SHAH ALAM: There will be no more hidden roadblocks and traps to book speeding motorists as police will now conduct such operations in the open.
Deputy Inspector-General of Police Datuk Khalid Abu Bakar, who announced this yesterday, said there would be no more “ambush” in such operations.
He said signs would be placed ahead of speed traps and roadblocks to forewarn motorists.
“We should not be hiding behind bushes or trees. We should come out in the open and enforce the law,” he said after attending a public dialogue session at the “A Day with the Police” event held at the Selangor police contingent headquarters.
The newly-promoted deputy police chief said the move was also in line with making the force more transparent.
“We should educate the public against committing traffic offences, not just give out summonses.
“The first step towards that is to be more open and transparent,” he said.
Khalid, however, explained this did not mean police were going to go easy on speed demons.
“Just because you do not see us it does not mean you can speed and break traffic laws.
“Other than speed traps which will be done in the open, we are looking at other ways to discourage traffic offences.
“One is to have more cameras installed along roads,” he said.
Former Transparency International Malaysia president Tan Sri Ramon Navaratnam, in an immediate response, said he welcomed the move as it indicated that police wanted to be transparent.

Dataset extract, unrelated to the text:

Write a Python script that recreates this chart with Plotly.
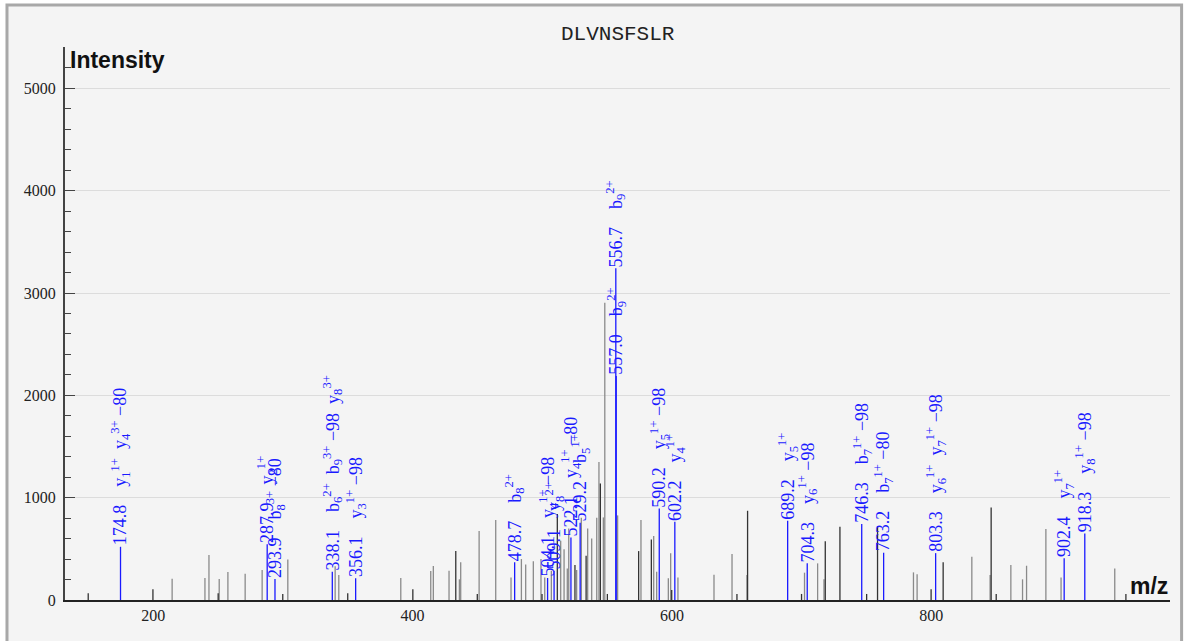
import plotly.graph_objects as go

title_text = "DLVNSFSLR"

# Annotated (matched) peaks
blue_mz = [174.8, 287.9, 293.9, 338.1, 356.1, 478.7, 504.1, 509.1, 522.1, 529.2,
           556.7, 557.0, 590.2, 602.2, 689.2, 704.3, 746.3, 763.2, 803.3, 902.4, 918.3]
blue_int = [520, 545, 205, 277, 212, 370, 215, 285, 610, 755,
            3242, 2190, 895, 765, 775, 360, 742, 462, 458, 407, 651]
blue_ions = [
    ["y<sub>1</sub><sup>1+</sup>", "y<sub>4</sub><sup>3+</sup> −80"],
    ["y<sub>2</sub><sup>1+</sup>"],
    ["b<sub>8</sub><sup>3+</sup> −80"],
    ["b<sub>6</sub><sup>2+</sup>", "b<sub>9</sub><sup>3+</sup> −98", "y<sub>8</sub><sup>3+</sup>"],
    ["y<sub>3</sub><sup>1+</sup> −98"],
    ["b<sub>8</sub><sup>2+</sup>"],
    ["y<sub>4</sub><sup>1+</sup> −98"],
    ["y<sub>8</sub><sup>2+</sup>"],
    ["y<sub>4</sub><sup>1+</sup> −80"],
    ["b<sub>5</sub><sup>1+</sup>"],
    ["b<sub>9</sub><sup>2+</sup>"],
    ["b<sub>9</sub><sup>2+</sup>"],
    ["y<sub>5</sub><sup>1+</sup> −98"],
    ["y<sub>4</sub><sup>1+</sup>"],
    ["y<sub>5</sub><sup>1+</sup>"],
    ["y<sub>6</sub><sup>1+</sup> −98"],
    ["b<sub>7</sub><sup>1+</sup> −98"],
    ["b<sub>7</sub><sup>1+</sup> −80"],
    ["y<sub>6</sub><sup>1+</sup>", "y<sub>7</sub><sup>1+</sup> −98"],
    ["y<sub>7</sub><sup>1+</sup>"],
    ["y<sub>8</sub><sup>1+</sup> −98"],
]

# Unmatched peaks (light gray)
gray_mz = [214.6, 239.9, 243.0, 250.9, 257.6, 270.9, 284.0, 303.8, 340.3, 343.1,
           390.9, 414.0, 416.0, 428.1, 436.1, 437.1, 451.3, 464.1, 475.9, 483.9,
           487.2, 493.1, 499.0, 501.9, 507.0, 514.2, 516.8, 519.3, 520.4, 526.5,
           530.1, 535.0, 538.1, 542.0, 543.7, 547.1, 548.2, 558.1, 576.1, 585.9,
           588.2, 597.2, 599.0, 604.6, 632.4, 646.3, 657.8, 702.2, 712.3, 717.2,
           786.2, 789.0, 831.2, 845.3, 861.3, 870.3, 873.4, 888.3, 900.0, 941.4]
gray_int = [208, 215, 440, 205, 273, 257, 293, 397, 330, 244,
            215, 283, 332, 286, 202, 368, 674, 781, 221, 400,
            348, 378, 400, 221, 286, 579, 495, 309, 700, 293,
            804, 700, 602, 804, 1350, 807, 2905, 827, 781, 625,
            277, 212, 456, 221, 247, 449, 244, 267, 358, 202,
            270, 251, 423, 244, 342, 202, 335, 693, 221, 309]

# Unmatched peaks (dark)
dark_mz = [149.9, 199.8, 250.1, 299.9, 350.0, 400.2, 433.3, 449.9, 499.8, 511.6,
           525.2, 533.8, 544.8, 550.2, 574.3, 584.1, 599.8, 650.1, 658.3, 699.9,
           718.2, 729.5, 750.1, 758.5, 799.8, 809.1, 846.1, 850.0, 950.0]
dark_int = [65, 104, 65, 59, 65, 104, 478, 59, 59, 840,
            342, 433, 1139, 59, 478, 592, 98, 59, 872, 59,
            573, 716, 59, 723, 104, 368, 905, 59, 59]

x_range = [132, 984]
y_range = [0, 5405]
x_ticks = [200, 400, 600, 800]
y_ticks = [0, 1000, 2000, 3000, 4000, 5000]


def sticks(mz, inten):
    xs, ys = [], []
    for m, v in zip(mz, inten):
        xs += [m, m, None]
        ys += [0, v, None]
    return xs, ys


fig = go.Figure()
for mz, inten, col in [(gray_mz, gray_int, "#8a8a8a"),
                       (dark_mz, dark_int, "#333333"),
                       (blue_mz, blue_int, "#1a1aff")]:
    xs, ys = sticks(mz, inten)
    fig.add_trace(go.Scatter(x=xs, y=ys, mode="lines",
                             line=dict(color=col, width=1.3),
                             hoverinfo="skip", showlegend=False))

annotations = []
for m, v, ions in zip(blue_mz, blue_int, blue_ions):
    txt = f"{m:.1f}" + "&nbsp;&nbsp;&nbsp;&nbsp;" + "&nbsp;&nbsp;".join(ions)
    annotations.append(dict(
        x=m, y=v, xref="x", yref="y", text=txt, showarrow=False,
        textangle=-90, xanchor="center", yanchor="bottom",
        font=dict(family="Liberation Serif", size=18, color="#1a1aff"),
        borderpad=0))

annotations += [
    dict(x=0.5, y=1.0217, xref="paper", yref="paper", text=title_text,
         showarrow=False, xanchor="center", yanchor="middle",
         font=dict(family="Liberation Mono", size=21, color="#222")),
    dict(x=0, y=1, xref="paper", yref="paper", text="<b>Intensity</b>",
         showarrow=False, xanchor="left", yanchor="top", xshift=3, yshift=2,
         font=dict(family="Liberation Sans", size=23, color="#111")),
    dict(x=1, y=0, xref="paper", yref="paper", text="<b>m/z</b>",
         showarrow=False, xanchor="right", yanchor="bottom", yshift=-1,
         font=dict(family="Liberation Sans", size=23, color="#111")),
]

fig.update_layout(
    width=1188, height=641,
    margin=dict(l=65, r=18, t=47, b=41),
    paper_bgcolor="white",
    plot_bgcolor="rgba(0,0,0,0)",
    annotations=annotations,
    shapes=[dict(type="rect", xref="paper", yref="paper",
                 x0=-0.0525, x1=1.0105, y0=-0.1, y1=1.0759,
                 line=dict(color="#a8a8a8", width=3),
                 fillcolor="#f4f4f4", layer="below")],
    xaxis=dict(range=x_range, tickvals=x_ticks, showgrid=False, zeroline=False,
               showline=True, linecolor="#222", linewidth=2, ticks="",
               tickfont=dict(family="Liberation Serif", size=16, color="#222")),
    yaxis=dict(range=y_range, tickvals=y_ticks, showgrid=True, gridcolor="#dcdcdc",
               gridwidth=1, zeroline=False, showline=True, linecolor="#444",
               linewidth=2, ticks="inside", ticklen=10, tickcolor="#444",
               minor=dict(dtick=200, ticks="inside", ticklen=6, tickcolor="#444",
                          showgrid=False),
               ticklabelstandoff=4,
               tickfont=dict(family="Liberation Serif", size=16, color="#222")),
)

fig.write_html("out.html", config={"displayModeBar": False},
               post_script="document.body.style.margin='0px';document.body.style.overflow='hidden';")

“This will increase public confidence in them.
“Being transparent to prevent rather than to punish shows that the police are trying to be friends of the public,” he said.
Bank staff Phua Eu Jin, 23, said conducting operations in the open to nab speeding drivers would be more effective.
“The police have been conducting speed traps by placing cameras behind large pillars and hiding behind bushes.
“This was not much of a deterrent as most motorists did not know they were caught speeding until summonses were mailed to their homes,” he said.
Engineer Shawn Dass, 23, said speed traps to ambush motorists were not safe as accidents could happen.
Selangor and Kuala Lumpur Tipper Lorry Owners Association president Lee Keen Seng welcomed the directive, saying the association had been appealing for such a change.
“This is good for all drivers, not just lorry drivers, as visible policemen are a much more effective deterrent,” he said.